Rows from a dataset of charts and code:
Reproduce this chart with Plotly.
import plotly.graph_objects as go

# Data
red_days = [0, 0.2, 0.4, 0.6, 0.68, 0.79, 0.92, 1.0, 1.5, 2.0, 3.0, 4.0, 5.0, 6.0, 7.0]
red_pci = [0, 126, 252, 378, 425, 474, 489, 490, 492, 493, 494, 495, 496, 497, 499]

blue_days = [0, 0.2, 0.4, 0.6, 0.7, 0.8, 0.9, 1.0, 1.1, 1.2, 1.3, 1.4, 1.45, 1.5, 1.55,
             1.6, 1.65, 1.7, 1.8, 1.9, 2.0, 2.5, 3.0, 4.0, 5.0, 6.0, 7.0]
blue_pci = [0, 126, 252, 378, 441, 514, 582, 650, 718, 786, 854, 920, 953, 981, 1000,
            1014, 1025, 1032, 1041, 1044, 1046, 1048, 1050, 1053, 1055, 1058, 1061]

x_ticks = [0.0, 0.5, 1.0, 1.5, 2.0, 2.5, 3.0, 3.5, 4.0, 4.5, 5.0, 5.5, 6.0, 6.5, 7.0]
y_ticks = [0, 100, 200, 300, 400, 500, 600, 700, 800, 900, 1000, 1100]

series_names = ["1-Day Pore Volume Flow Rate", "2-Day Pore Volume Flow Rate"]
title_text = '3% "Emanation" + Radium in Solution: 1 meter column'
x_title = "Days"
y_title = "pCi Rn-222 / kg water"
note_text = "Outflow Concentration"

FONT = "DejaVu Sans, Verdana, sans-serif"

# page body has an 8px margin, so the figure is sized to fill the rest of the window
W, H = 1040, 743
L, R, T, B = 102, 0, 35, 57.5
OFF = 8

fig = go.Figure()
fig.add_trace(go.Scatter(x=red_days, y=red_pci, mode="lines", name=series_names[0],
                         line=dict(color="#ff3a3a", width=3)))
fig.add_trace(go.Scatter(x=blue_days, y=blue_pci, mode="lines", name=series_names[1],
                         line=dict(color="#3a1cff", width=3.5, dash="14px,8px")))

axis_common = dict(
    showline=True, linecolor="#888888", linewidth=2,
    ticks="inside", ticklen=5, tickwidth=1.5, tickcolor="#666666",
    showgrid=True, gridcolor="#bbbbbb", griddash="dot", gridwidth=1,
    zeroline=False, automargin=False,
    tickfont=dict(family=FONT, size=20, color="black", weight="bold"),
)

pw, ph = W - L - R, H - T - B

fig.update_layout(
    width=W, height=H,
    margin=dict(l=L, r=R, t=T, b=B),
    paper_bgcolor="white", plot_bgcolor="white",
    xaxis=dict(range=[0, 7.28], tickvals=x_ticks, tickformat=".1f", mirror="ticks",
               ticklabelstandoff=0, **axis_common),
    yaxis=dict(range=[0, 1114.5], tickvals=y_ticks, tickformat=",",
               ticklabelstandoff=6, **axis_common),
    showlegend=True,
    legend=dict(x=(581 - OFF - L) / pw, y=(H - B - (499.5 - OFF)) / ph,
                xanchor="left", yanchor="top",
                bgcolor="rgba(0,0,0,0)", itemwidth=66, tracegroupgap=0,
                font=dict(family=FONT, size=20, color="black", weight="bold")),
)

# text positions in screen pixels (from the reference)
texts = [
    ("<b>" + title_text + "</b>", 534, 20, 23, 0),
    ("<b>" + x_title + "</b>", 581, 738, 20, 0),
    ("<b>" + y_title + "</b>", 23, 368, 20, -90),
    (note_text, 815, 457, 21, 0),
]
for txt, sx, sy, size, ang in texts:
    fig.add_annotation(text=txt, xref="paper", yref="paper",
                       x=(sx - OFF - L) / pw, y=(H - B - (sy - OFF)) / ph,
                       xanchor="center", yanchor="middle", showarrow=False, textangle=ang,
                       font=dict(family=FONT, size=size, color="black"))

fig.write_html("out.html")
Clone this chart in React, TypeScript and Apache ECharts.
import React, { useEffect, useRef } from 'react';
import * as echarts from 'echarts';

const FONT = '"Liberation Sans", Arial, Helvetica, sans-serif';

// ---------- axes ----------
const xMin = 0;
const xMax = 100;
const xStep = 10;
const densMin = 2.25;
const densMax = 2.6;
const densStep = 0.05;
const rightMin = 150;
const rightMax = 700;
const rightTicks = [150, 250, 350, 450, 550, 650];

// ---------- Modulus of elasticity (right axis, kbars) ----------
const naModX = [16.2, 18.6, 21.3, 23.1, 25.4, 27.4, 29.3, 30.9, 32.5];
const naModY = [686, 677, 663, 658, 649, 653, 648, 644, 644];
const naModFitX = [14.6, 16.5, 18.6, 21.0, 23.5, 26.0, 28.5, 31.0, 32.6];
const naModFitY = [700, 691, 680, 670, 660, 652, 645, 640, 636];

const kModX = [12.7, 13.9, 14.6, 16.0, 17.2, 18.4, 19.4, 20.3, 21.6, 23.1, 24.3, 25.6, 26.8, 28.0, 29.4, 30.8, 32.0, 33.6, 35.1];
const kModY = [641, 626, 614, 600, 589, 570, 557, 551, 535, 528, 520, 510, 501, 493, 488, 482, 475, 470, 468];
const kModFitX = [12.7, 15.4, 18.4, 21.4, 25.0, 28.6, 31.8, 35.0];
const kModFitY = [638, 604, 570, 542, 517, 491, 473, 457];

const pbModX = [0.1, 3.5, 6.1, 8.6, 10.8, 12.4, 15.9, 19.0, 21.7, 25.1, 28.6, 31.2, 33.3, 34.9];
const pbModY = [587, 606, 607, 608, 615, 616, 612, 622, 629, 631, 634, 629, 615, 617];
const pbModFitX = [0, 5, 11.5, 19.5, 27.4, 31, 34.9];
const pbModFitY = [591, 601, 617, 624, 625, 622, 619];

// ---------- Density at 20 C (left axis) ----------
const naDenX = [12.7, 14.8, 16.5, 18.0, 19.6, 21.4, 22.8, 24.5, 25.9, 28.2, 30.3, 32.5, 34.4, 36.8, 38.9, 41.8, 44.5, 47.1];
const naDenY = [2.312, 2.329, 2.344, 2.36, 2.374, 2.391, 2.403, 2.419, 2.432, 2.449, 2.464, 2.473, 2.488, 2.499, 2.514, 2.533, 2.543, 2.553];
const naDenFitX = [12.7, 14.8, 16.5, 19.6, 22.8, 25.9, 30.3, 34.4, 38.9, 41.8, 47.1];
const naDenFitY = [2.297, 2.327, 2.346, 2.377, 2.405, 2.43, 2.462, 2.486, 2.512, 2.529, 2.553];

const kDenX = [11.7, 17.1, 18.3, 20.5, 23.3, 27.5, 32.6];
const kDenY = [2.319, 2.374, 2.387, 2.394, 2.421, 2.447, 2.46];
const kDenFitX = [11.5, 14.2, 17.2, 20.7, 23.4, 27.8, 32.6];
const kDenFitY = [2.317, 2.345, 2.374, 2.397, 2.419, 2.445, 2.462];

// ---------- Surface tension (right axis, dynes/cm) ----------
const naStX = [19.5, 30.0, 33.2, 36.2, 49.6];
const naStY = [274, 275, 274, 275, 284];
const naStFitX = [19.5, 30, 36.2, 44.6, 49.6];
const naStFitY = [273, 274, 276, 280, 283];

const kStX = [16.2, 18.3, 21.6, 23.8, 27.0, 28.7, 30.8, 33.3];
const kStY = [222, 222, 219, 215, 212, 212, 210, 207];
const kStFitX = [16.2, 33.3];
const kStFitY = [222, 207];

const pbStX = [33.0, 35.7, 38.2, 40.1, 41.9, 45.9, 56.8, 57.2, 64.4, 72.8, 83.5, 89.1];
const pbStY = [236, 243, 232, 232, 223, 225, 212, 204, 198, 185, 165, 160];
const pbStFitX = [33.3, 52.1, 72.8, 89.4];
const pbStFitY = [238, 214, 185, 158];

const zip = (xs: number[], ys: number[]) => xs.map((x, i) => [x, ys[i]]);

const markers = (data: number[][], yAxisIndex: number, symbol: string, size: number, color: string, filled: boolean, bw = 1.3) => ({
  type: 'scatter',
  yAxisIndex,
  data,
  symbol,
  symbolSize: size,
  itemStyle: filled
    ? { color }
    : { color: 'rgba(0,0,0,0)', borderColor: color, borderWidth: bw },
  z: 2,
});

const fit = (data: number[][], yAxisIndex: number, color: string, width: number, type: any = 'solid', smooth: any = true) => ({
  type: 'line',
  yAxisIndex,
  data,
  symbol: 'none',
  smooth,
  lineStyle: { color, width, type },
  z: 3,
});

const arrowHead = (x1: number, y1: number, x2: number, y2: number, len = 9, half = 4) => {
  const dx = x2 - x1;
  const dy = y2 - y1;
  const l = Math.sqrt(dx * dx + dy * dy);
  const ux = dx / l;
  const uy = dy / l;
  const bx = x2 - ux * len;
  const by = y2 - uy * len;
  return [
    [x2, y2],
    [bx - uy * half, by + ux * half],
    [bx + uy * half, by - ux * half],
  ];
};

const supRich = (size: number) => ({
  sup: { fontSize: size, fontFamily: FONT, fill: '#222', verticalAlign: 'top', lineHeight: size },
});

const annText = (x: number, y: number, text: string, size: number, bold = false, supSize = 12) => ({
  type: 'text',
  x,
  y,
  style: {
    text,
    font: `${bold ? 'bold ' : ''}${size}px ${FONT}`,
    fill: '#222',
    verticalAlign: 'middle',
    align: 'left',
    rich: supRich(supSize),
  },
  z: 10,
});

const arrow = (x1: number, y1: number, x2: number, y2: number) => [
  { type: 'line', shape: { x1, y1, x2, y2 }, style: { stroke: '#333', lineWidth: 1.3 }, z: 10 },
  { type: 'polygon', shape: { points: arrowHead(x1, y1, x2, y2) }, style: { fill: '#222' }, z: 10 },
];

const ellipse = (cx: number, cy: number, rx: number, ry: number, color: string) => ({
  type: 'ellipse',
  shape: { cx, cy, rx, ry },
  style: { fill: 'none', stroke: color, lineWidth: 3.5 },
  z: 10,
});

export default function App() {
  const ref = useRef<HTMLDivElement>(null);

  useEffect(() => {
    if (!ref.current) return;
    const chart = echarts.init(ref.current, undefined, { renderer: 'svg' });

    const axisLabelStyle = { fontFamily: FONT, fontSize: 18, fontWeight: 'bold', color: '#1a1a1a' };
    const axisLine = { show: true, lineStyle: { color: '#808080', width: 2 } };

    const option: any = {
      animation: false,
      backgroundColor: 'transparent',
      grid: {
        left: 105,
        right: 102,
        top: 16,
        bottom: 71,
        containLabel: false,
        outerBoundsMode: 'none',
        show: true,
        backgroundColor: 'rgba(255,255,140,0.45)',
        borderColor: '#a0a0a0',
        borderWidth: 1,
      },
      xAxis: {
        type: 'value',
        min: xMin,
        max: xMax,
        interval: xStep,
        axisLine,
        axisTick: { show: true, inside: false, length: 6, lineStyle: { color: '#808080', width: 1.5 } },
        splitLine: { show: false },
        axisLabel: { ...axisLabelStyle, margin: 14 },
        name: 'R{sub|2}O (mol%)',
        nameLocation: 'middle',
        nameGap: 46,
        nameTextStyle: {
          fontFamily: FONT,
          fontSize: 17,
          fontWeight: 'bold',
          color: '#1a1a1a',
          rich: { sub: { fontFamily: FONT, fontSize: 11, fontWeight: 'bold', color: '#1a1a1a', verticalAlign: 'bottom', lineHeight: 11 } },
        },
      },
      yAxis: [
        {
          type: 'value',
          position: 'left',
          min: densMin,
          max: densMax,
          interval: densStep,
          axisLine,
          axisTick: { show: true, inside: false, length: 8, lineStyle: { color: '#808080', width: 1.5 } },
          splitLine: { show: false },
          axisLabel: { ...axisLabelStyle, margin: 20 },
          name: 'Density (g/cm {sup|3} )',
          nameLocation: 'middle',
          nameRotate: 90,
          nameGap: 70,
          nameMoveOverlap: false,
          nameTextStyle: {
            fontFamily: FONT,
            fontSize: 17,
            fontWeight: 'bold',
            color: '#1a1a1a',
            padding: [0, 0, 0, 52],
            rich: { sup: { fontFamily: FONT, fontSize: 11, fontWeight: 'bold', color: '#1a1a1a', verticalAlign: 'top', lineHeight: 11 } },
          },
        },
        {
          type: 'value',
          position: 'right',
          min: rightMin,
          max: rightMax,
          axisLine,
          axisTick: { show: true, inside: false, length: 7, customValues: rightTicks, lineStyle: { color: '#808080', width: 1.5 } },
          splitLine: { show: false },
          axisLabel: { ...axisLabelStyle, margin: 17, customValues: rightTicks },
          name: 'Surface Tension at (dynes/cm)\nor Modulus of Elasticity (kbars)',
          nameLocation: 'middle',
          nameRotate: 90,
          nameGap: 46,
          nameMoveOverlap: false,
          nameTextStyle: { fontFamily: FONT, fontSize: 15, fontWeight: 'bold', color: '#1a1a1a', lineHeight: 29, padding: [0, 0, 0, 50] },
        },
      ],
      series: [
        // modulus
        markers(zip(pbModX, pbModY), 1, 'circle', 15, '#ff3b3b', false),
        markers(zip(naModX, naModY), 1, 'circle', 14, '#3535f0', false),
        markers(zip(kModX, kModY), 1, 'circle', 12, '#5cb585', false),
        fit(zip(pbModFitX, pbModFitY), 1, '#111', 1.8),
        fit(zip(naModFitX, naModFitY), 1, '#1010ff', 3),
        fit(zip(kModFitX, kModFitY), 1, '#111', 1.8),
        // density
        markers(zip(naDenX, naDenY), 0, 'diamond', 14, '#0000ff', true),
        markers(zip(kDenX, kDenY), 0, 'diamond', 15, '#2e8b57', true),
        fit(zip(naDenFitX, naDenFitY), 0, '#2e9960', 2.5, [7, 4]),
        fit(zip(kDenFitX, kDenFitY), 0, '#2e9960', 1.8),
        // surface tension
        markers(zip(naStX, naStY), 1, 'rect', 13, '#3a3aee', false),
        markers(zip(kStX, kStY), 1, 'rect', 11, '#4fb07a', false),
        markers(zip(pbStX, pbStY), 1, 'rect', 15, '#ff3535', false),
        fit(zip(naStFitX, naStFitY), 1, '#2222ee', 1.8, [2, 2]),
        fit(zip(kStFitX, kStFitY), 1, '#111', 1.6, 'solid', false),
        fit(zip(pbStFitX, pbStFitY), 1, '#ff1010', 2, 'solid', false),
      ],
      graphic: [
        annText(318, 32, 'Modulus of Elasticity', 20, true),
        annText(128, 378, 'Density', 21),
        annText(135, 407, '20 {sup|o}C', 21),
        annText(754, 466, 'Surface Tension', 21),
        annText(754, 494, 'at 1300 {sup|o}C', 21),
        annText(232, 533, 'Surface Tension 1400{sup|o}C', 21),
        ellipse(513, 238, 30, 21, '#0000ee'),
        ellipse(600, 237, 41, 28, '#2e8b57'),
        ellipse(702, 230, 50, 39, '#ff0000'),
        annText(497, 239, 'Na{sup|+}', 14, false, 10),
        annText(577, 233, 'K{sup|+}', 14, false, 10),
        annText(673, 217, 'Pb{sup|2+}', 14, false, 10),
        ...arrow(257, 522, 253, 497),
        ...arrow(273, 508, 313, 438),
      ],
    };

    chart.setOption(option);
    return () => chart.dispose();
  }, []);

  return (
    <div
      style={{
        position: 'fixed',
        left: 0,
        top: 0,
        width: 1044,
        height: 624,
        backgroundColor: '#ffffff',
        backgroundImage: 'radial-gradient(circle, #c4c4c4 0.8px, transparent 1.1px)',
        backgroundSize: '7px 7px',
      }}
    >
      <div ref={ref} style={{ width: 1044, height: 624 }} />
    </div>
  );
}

Task instructions ▸
Quote verbatim the opening lines of the listing above, ending with the line where "pw, ph = W - L - R, H - T - B" appears; include both endpoints and nothing more.

Right answer ▸
Reproduce this chart with Plotly.
import plotly.graph_objects as go

# Data
red_days = [0, 0.2, 0.4, 0.6, 0.68, 0.79, 0.92, 1.0, 1.5, 2.0, 3.0, 4.0, 5.0, 6.0, 7.0]
red_pci = [0, 126, 252, 378, 425, 474, 489, 490, 492, 493, 494, 495, 496, 497, 499]

blue_days = [0, 0.2, 0.4, 0.6, 0.7, 0.8, 0.9, 1.0, 1.1, 1.2, 1.3, 1.4, 1.45, 1.5, 1.55,
             1.6, 1.65, 1.7, 1.8, 1.9, 2.0, 2.5, 3.0, 4.0, 5.0, 6.0, 7.0]
blue_pci = [0, 126, 252, 378, 441, 514, 582, 650, 718, 786, 854, 920, 953, 981, 1000,
            1014, 1025, 1032, 1041, 1044, 1046, 1048, 1050, 1053, 1055, 1058, 1061]

x_ticks = [0.0, 0.5, 1.0, 1.5, 2.0, 2.5, 3.0, 3.5, 4.0, 4.5, 5.0, 5.5, 6.0, 6.5, 7.0]
y_ticks = [0, 100, 200, 300, 400, 500, 600, 700, 800, 900, 1000, 1100]

series_names = ["1-Day Pore Volume Flow Rate", "2-Day Pore Volume Flow Rate"]
title_text = '3% "Emanation" + Radium in Solution: 1 meter column'
x_title = "Days"
y_title = "pCi Rn-222 / kg water"
note_text = "Outflow Concentration"

FONT = "DejaVu Sans, Verdana, sans-serif"

# page body has an 8px margin, so the figure is sized to fill the rest of the window
W, H = 1040, 743
L, R, T, B = 102, 0, 35, 57.5
OFF = 8

fig = go.Figure()
fig.add_trace(go.Scatter(x=red_days, y=red_pci, mode="lines", name=series_names[0],
                         line=dict(color="#ff3a3a", width=3)))
fig.add_trace(go.Scatter(x=blue_days, y=blue_pci, mode="lines", name=series_names[1],
                         line=dict(color="#3a1cff", width=3.5, dash="14px,8px")))

axis_common = dict(
    showline=True, linecolor="#888888", linewidth=2,
    ticks="inside", ticklen=5, tickwidth=1.5, tickcolor="#666666",
    showgrid=True, gridcolor="#bbbbbb", griddash="dot", gridwidth=1,
    zeroline=False, automargin=False,
    tickfont=dict(family=FONT, size=20, color="black", weight="bold"),
)

pw, ph = W - L - R, H - T - B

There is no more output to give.